SADIE Jemmett was to have played the Galtres Parklands Festival at Duncombe Park today.

Instead, the London country-blues singer, songwriter and single mum with the North Yorkshire past will perform there on Sunday evening.

Sadie, who was brought up in a hippie lifestyle at Botton Village, Danby, near Whitby, is used to a life of change and movement, so she takes the alteration of her Galtres spot in her stride.

"I'm playing on Sunday night now as they've switched me, and it's a much better slot," says Sadie, who will be staying with friends in York, where she last visited to play a House Concert on June 21.

She is on the move in her domestic life in London too, re-locating this summer with her daughter Thalia – named after the muse of idyllic poetry and comedy – to Stoke Newington.

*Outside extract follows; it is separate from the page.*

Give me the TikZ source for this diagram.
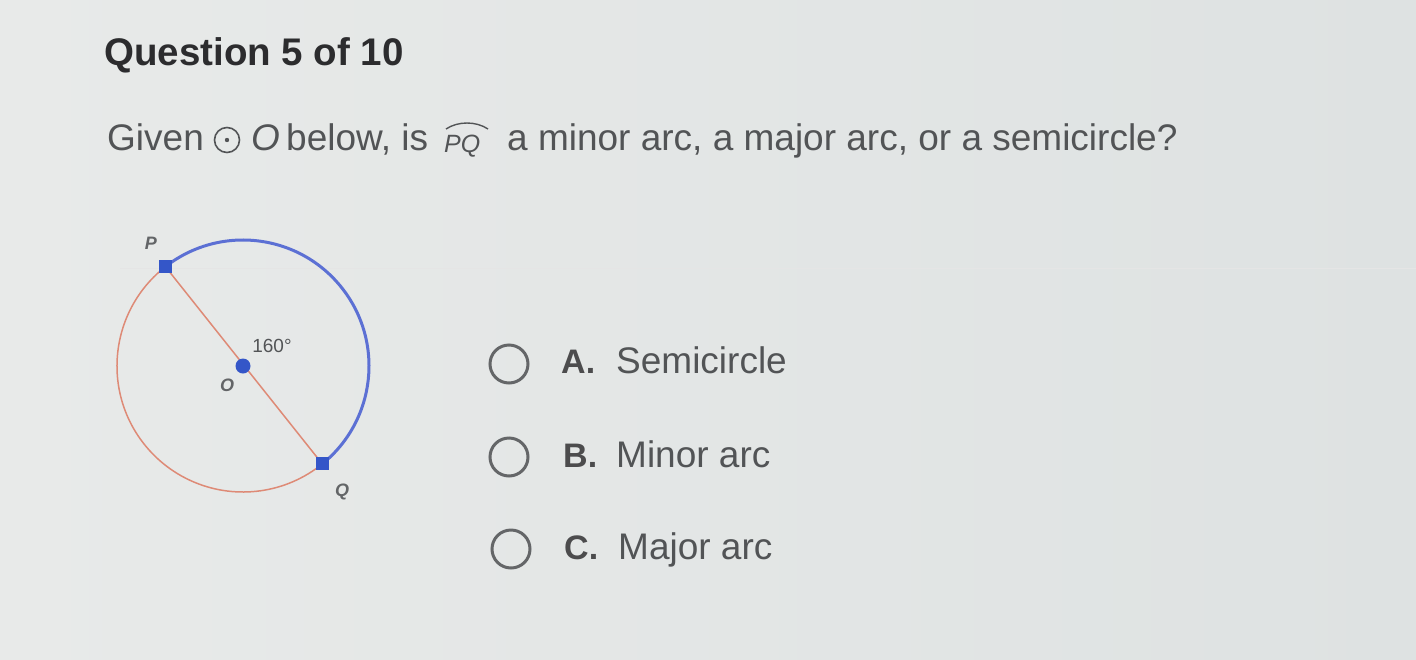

The London life as a working mother is flavouring her new album, whose recordings began in the "very magical" Abbey Road Studio 2 before Sadie was on her travels again. "I took the recordings down to a little studio in an oast house, deep in the Kent countryside where, for the next year or so, I worked on and off with my good friend and producer John McBurnie," she says.

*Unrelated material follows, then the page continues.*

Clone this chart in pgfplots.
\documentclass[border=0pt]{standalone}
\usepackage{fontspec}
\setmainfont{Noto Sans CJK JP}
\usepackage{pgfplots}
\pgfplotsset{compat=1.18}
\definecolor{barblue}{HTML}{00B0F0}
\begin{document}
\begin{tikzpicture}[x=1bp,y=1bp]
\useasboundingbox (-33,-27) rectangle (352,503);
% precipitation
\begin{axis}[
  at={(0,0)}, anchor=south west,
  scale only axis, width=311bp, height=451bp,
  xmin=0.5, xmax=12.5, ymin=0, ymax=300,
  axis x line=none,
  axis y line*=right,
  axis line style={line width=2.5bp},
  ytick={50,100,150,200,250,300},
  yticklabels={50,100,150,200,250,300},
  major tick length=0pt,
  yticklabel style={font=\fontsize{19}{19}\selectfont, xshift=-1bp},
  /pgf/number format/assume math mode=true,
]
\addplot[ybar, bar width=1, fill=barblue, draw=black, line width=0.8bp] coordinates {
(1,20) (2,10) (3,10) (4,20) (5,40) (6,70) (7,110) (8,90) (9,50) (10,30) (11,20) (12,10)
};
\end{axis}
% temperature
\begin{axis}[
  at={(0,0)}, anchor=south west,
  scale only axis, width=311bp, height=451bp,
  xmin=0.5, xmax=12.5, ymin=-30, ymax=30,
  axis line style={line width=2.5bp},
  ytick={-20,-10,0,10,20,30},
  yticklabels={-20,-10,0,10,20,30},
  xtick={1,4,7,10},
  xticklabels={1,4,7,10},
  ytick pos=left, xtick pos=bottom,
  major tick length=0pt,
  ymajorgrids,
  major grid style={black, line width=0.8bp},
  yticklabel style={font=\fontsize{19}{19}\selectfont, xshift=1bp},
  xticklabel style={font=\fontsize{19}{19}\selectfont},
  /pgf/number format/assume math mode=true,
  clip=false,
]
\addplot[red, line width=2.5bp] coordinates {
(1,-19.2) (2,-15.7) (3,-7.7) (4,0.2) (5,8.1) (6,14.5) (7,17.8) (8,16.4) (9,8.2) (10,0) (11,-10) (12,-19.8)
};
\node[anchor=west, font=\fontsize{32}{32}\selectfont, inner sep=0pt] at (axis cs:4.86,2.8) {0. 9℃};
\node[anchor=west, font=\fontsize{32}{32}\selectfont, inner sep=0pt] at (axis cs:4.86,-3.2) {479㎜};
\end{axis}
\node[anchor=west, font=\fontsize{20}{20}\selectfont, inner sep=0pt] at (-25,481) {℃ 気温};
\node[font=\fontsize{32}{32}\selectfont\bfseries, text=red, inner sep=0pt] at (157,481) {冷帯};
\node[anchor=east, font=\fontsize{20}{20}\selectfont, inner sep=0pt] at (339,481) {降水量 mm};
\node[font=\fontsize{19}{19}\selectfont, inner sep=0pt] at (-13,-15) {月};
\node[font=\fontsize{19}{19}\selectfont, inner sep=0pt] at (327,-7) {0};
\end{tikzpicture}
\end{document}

The album is yet to be given a release date – it may be next February – but already change is afoot. It was to have been called These Days, named after the opening track, but Sadie is having second thoughts.

"I haven't decided yet but it's an album of songs that I've written over the last four or five years, so a lot of them have London references, like London Love Songs and Five Things That I Noticed As I Walked To Camden Square," she says. "So I'm now thinking of changing the title to London Love Songs."

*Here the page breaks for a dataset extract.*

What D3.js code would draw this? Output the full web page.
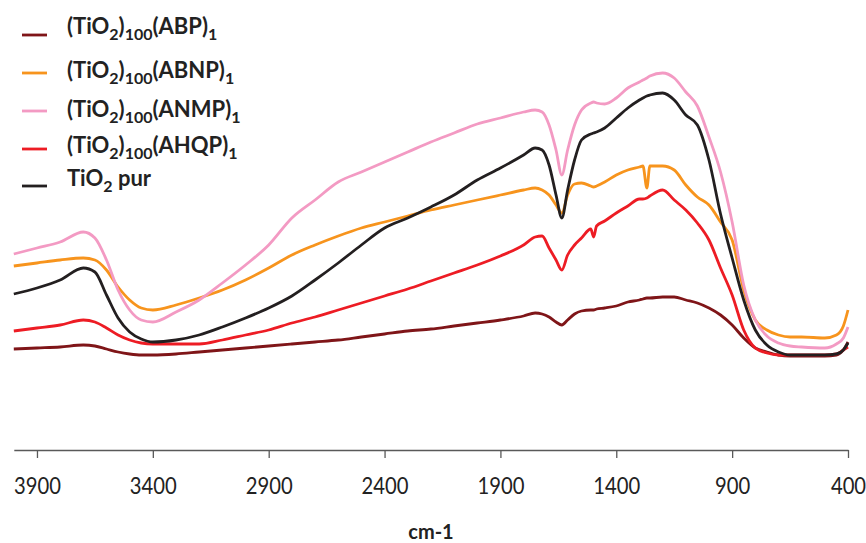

It could be argued that such a title would be too narrow when seeking a wider audience, but these are songs of London with a broader emotional reference.

"It's been an amazing experience, for my daughter, growing up in London, and I've had a juice stall on Camden Market and I've had various other market stalls to keep myself," says Sadie. "They've been rich experiences, with my daughter as this little urchin running around under the stalls."

Thoughts turn to her own childhood days at Botton from the age of 13 to 16. "My mum, who's very free spirited and bohemian, was working there as part of the Camphill Special School for adults with learning difficulties," says Sadie. "I learnt so much from being there. Often children don't like anything that's 'different ' or 'strange', but it was a really valuable experience for me, and to this day, I've done music and drama workshops for people with learning difficulties and I always find it a joy to interact with people.

"Just being out on the moors in my childhood was pretty amazing, and my heart still leaps every time I see the moors."